** Start Provided records **

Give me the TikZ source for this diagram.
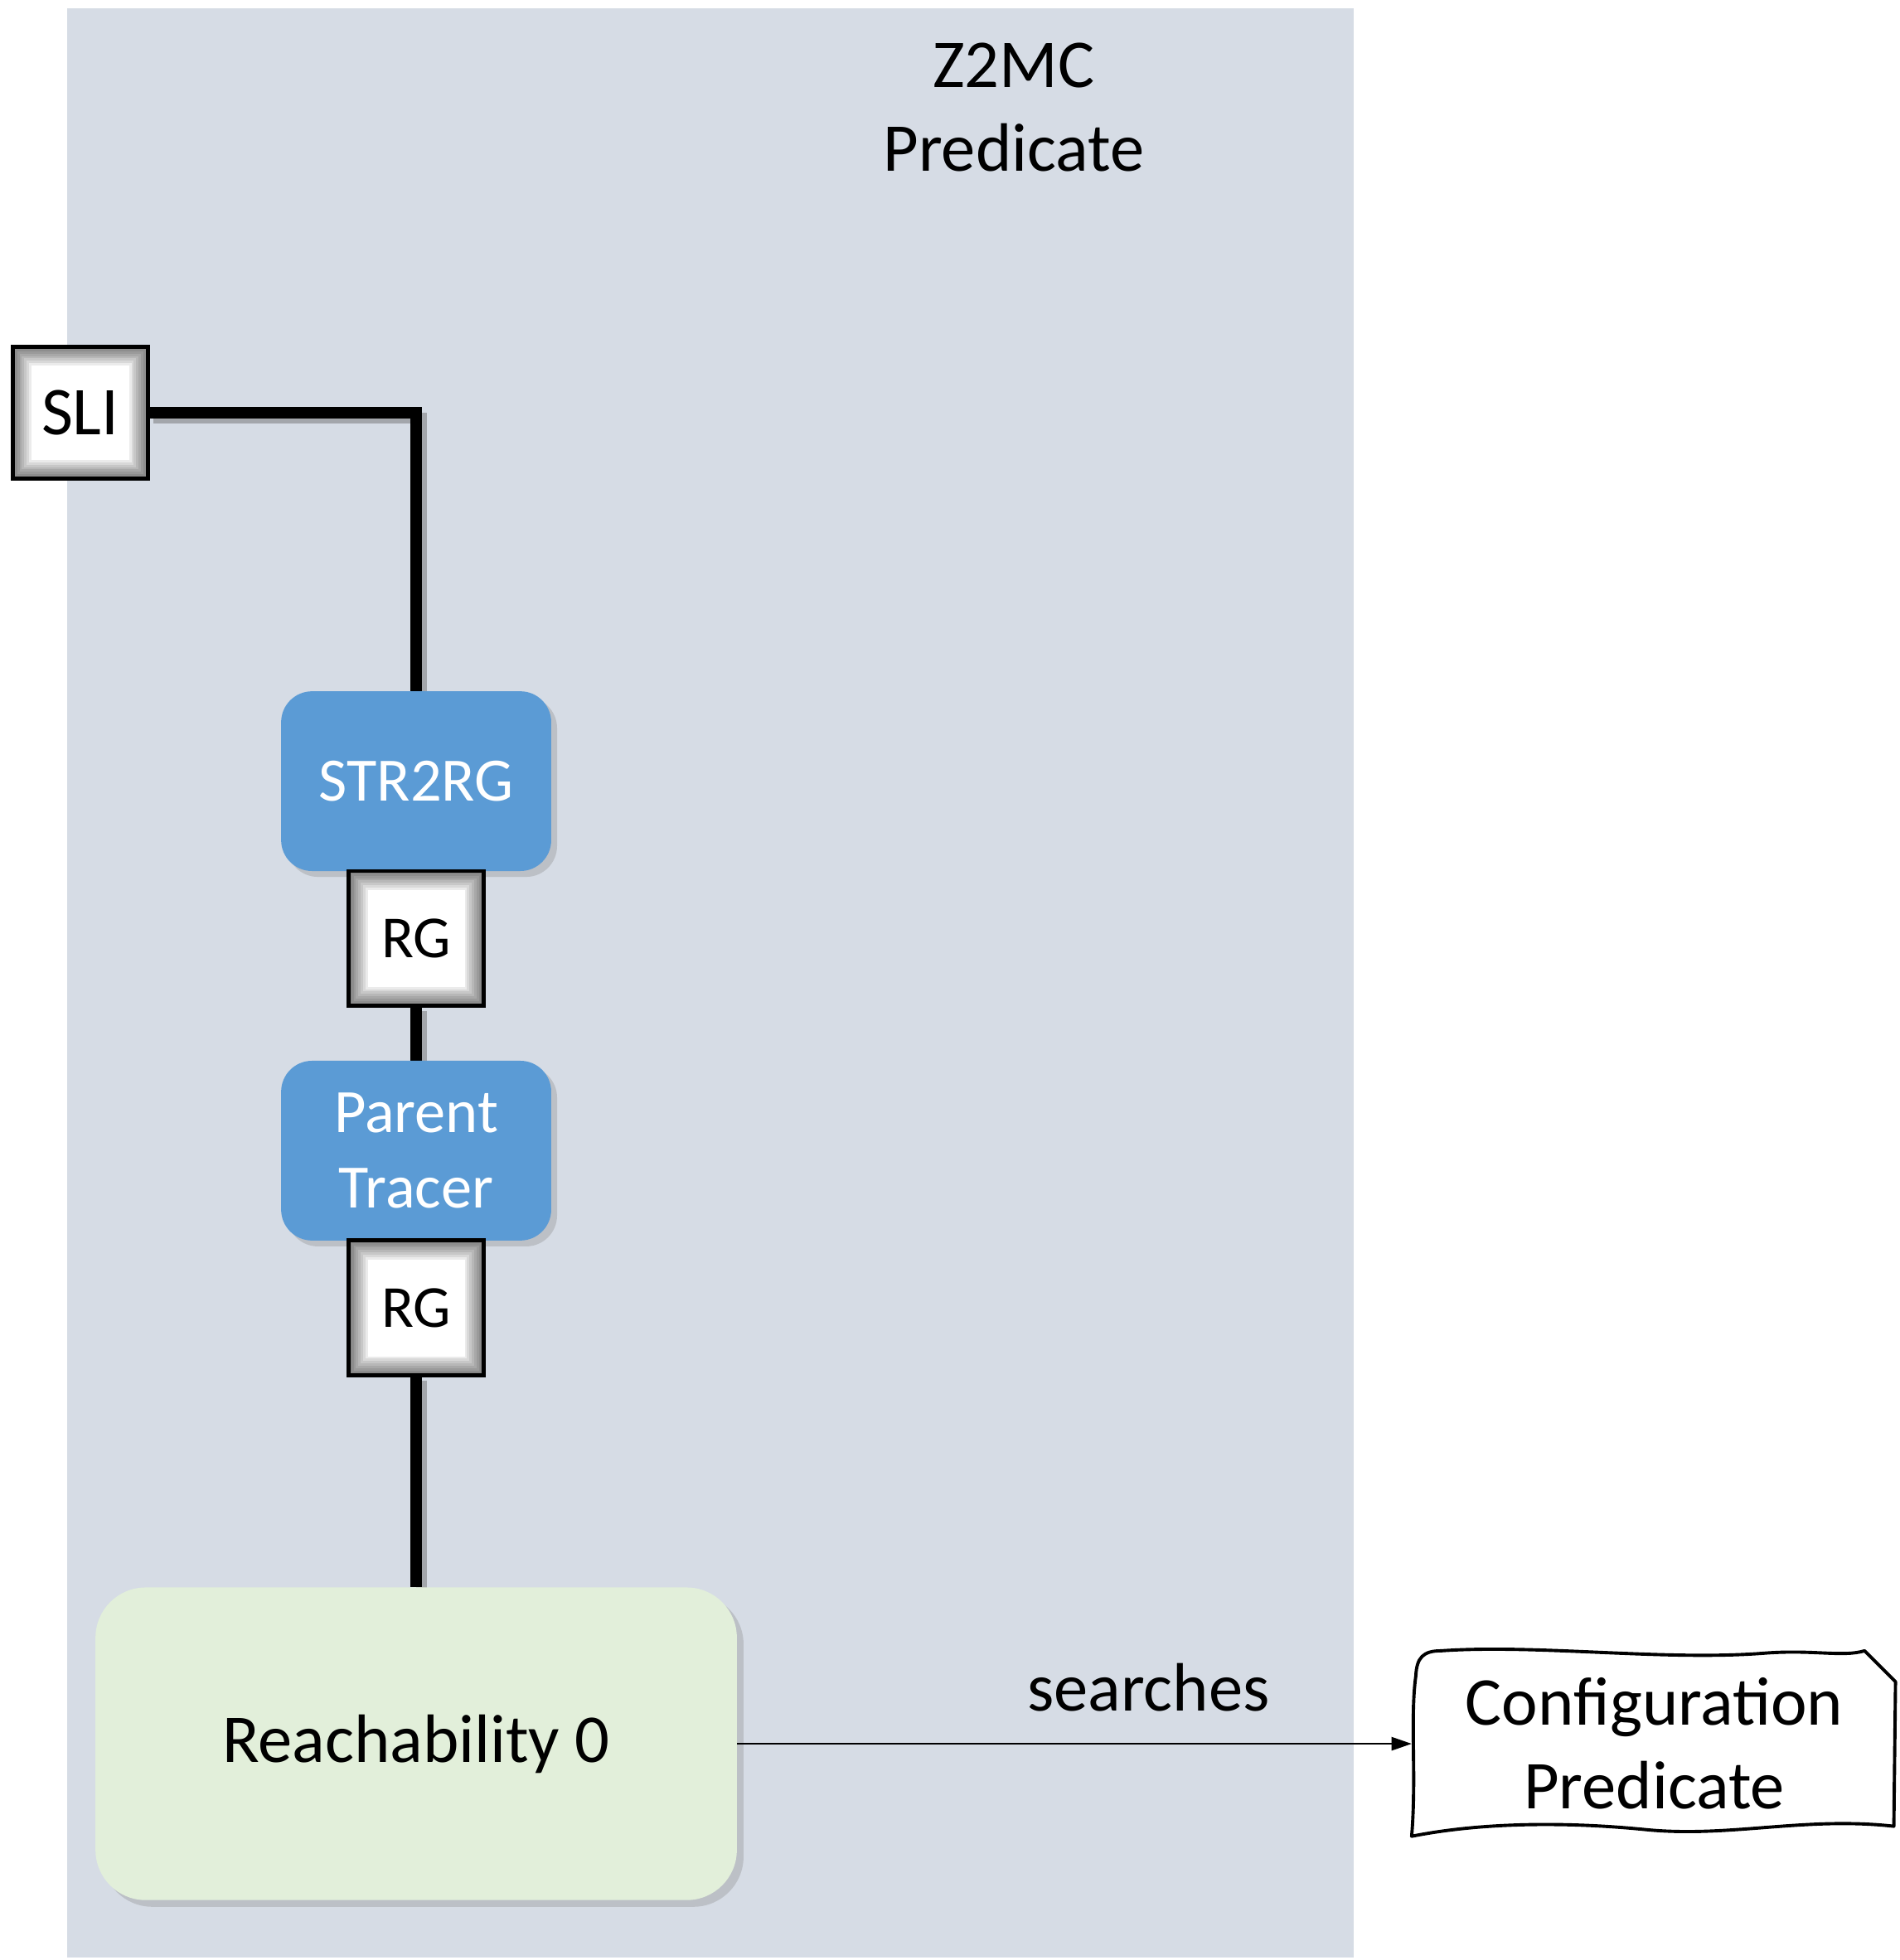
\documentclass[tikz,border=0pt]{standalone}
\usepackage{fontspec}
\setmainfont{Carlito}
\usetikzlibrary{positioning,shadows,arrows.meta,backgrounds}

\definecolor{panelgray}{HTML}{D6DCE5}
\definecolor{unitblue}{HTML}{5B9BD5}
\definecolor{reachgreen}{HTML}{E2EFDA}

\begin{document}
\begin{tikzpicture}[x=0.01cm,y=-0.01cm,
    big/.style={font=\fontsize{23.3}{28.5}\selectfont},
    unitbox/.style={fill=unitblue,rounded corners=0.37cm,minimum width=3.23cm,minimum height=2.15cm,
      inner sep=0pt,outer sep=0pt,text=white,align=center,font=\fontsize{21}{25.5}\selectfont,
      drop shadow={shadow xshift=0.07cm,shadow yshift=-0.07cm,opacity=0.3}},
    port/.style={draw,line width=1.4pt,fill=white,minimum width=1.61cm,minimum height=1.61cm,
      inner sep=0pt,outer sep=0pt,font=\fontsize{20.3}{25}\selectfont,
      path picture={\foreach \w in {1,...,8}{
        \draw[black,opacity=0.08,line width=1.6*\w pt] (path picture bounding box.south west)
          rectangle (path picture bounding box.north east);}}},
    wire/.style={line width=3.7pt,
      preaction={draw=black!60,opacity=0.45,line width=3.7pt,transform canvas={shift={(1.8pt,-1.8pt)}}}},
    flow/.style={-{Triangle[length=0.24cm,width=0.16cm]},line width=0.6pt},
    node distance=0pt]
    \useasboundingbox (0,0) rectangle (2273,2346);

    % title of the panel
    \node [big,align=center] (title) at (1213,128) {Z2MC\\Predicate};

    % the chain of units
    \node [unitbox] (str) at (498,935) {STR2RG};
    \node [port,below=of str] (rg1) {RG};
    \node [unitbox,below=0.66cm of rg1] (pt) {Parent\\Tracer};
    \node [port,below=of pt] (rg2) {RG};
    \node [below=2.54cm of rg2,fill=reachgreen,rounded corners=0.6cm,minimum width=7.67cm,minimum height=3.74cm,
      inner sep=0pt,outer sep=0pt,big,drop shadow={shadow xshift=0.08cm,shadow yshift=-0.08cm,opacity=0.3}] (reach) {Reachability 0};

    \node [port,minimum width=1.62cm,minimum height=1.58cm,big] (sli) at (96,494) {SLI};

    % what it searches
    \node [right=8.07cm of reach,minimum width=5.79cm,minimum height=2.21cm,inner sep=0pt,align=center,
      font=\fontsize{23.3}{28.5}\selectfont] (cp) {Configuration\\Predicate};
    \begin{scope}[shift={(cp.north west)}]
      \draw [line width=1.1pt,line join=round] (5,30) .. controls (6,8) and (14,0) .. (35,0)
        .. controls (150,-8) and (300,12) .. (420,3) .. controls (480,-2) and (515,8) .. (542,0)
        -- (579,37) -- (577,210) .. controls (470,198) and (380,224) .. (280,214)
        .. controls (180,204) and (80,206) .. (0,222) .. controls (6,150) and (-2,80) .. (5,30) -- cycle;
    \end{scope}

    \draw [flow] (reach.east) -- node [pos=0.61,above=0.26cm,big] (lbl) {searches} (cp.west);

    \begin{scope}[on background layer]
      \fill [panelgray] (80,10) rectangle (1620,2343);
      \draw [wire] (sli.east) -| (str.north);
      \draw [wire] (rg1.south) -- (pt.north);
      \draw [wire] (rg2.south) -- (reach.north);
    \end{scope}
\end{tikzpicture}
\end{document}
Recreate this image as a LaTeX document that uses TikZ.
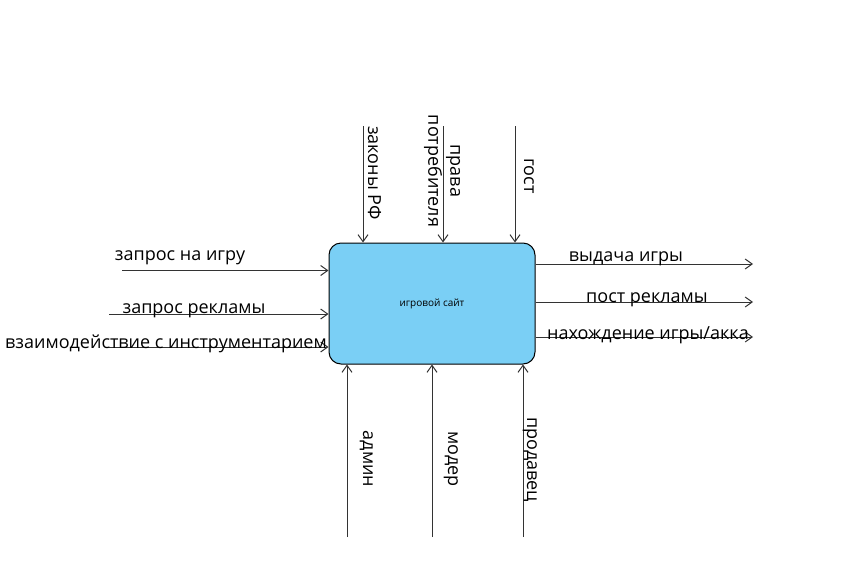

** End Provided records **

Copy every line of the data word for word, omitting the images.

Give me the TikZ source for this diagram.
\documentclass[tikz,border=0pt]{standalone}
\usepackage{fontspec}
\setmainfont{Carlito}
\usetikzlibrary{positioning,shadows,arrows.meta,backgrounds}

\definecolor{panelgray}{HTML}{D6DCE5}
\definecolor{unitblue}{HTML}{5B9BD5}
\definecolor{reachgreen}{HTML}{E2EFDA}

\begin{document}
\begin{tikzpicture}[x=0.01cm,y=-0.01cm,
    big/.style={font=\fontsize{23.3}{28.5}\selectfont},
    unitbox/.style={fill=unitblue,rounded corners=0.37cm,minimum width=3.23cm,minimum height=2.15cm,
      inner sep=0pt,outer sep=0pt,text=white,align=center,font=\fontsize{21}{25.5}\selectfont,
      drop shadow={shadow xshift=0.07cm,shadow yshift=-0.07cm,opacity=0.3}},
    port/.style={draw,line width=1.4pt,fill=white,minimum width=1.61cm,minimum height=1.61cm,
      inner sep=0pt,outer sep=0pt,font=\fontsize{20.3}{25}\selectfont,
      path picture={\foreach \w in {1,...,8}{
        \draw[black,opacity=0.08,line width=1.6*\w pt] (path picture bounding box.south west)
          rectangle (path picture bounding box.north east);}}},
    wire/.style={line width=3.7pt,
      preaction={draw=black!60,opacity=0.45,line width=3.7pt,transform canvas={shift={(1.8pt,-1.8pt)}}}},
    flow/.style={-{Triangle[length=0.24cm,width=0.16cm]},line width=0.6pt},
    node distance=0pt]
    \useasboundingbox (0,0) rectangle (2273,2346);

    % title of the panel
    \node [big,align=center] (title) at (1213,128) {Z2MC\\Predicate};

    % the chain of units
    \node [unitbox] (str) at (498,935) {STR2RG};
    \node [port,below=of str] (rg1) {RG};
    \node [unitbox,below=0.66cm of rg1] (pt) {Parent\\Tracer};
    \node [port,below=of pt] (rg2) {RG};
    \node [below=2.54cm of rg2,fill=reachgreen,rounded corners=0.6cm,minimum width=7.67cm,minimum height=3.74cm,
      inner sep=0pt,outer sep=0pt,big,drop shadow={shadow xshift=0.08cm,shadow yshift=-0.08cm,opacity=0.3}] (reach) {Reachability 0};

    \node [port,minimum width=1.62cm,minimum height=1.58cm,big] (sli) at (96,494) {SLI};

    % what it searches
    \node [right=8.07cm of reach,minimum width=5.79cm,minimum height=2.21cm,inner sep=0pt,align=center,
      font=\fontsize{23.3}{28.5}\selectfont] (cp) {Configuration\\Predicate};
    \begin{scope}[shift={(cp.north west)}]
      \draw [line width=1.1pt,line join=round] (5,30) .. controls (6,8) and (14,0) .. (35,0)
        .. controls (150,-8) and (300,12) .. (420,3) .. controls (480,-2) and (515,8) .. (542,0)
        -- (579,37) -- (577,210) .. controls (470,198) and (380,224) .. (280,214)
        .. controls (180,204) and (80,206) .. (0,222) .. controls (6,150) and (-2,80) .. (5,30) -- cycle;
    \end{scope}

    \draw [flow] (reach.east) -- node [pos=0.61,above=0.26cm,big] (lbl) {searches} (cp.west);

    \begin{scope}[on background layer]
      \fill [panelgray] (80,10) rectangle (1620,2343);
      \draw [wire] (sli.east) -| (str.north);
      \draw [wire] (rg1.south) -- (pt.north);
      \draw [wire] (rg2.south) -- (reach.north);
    \end{scope}
\end{tikzpicture}
\end{document}
Recreate this image as a LaTeX document that uses TikZ.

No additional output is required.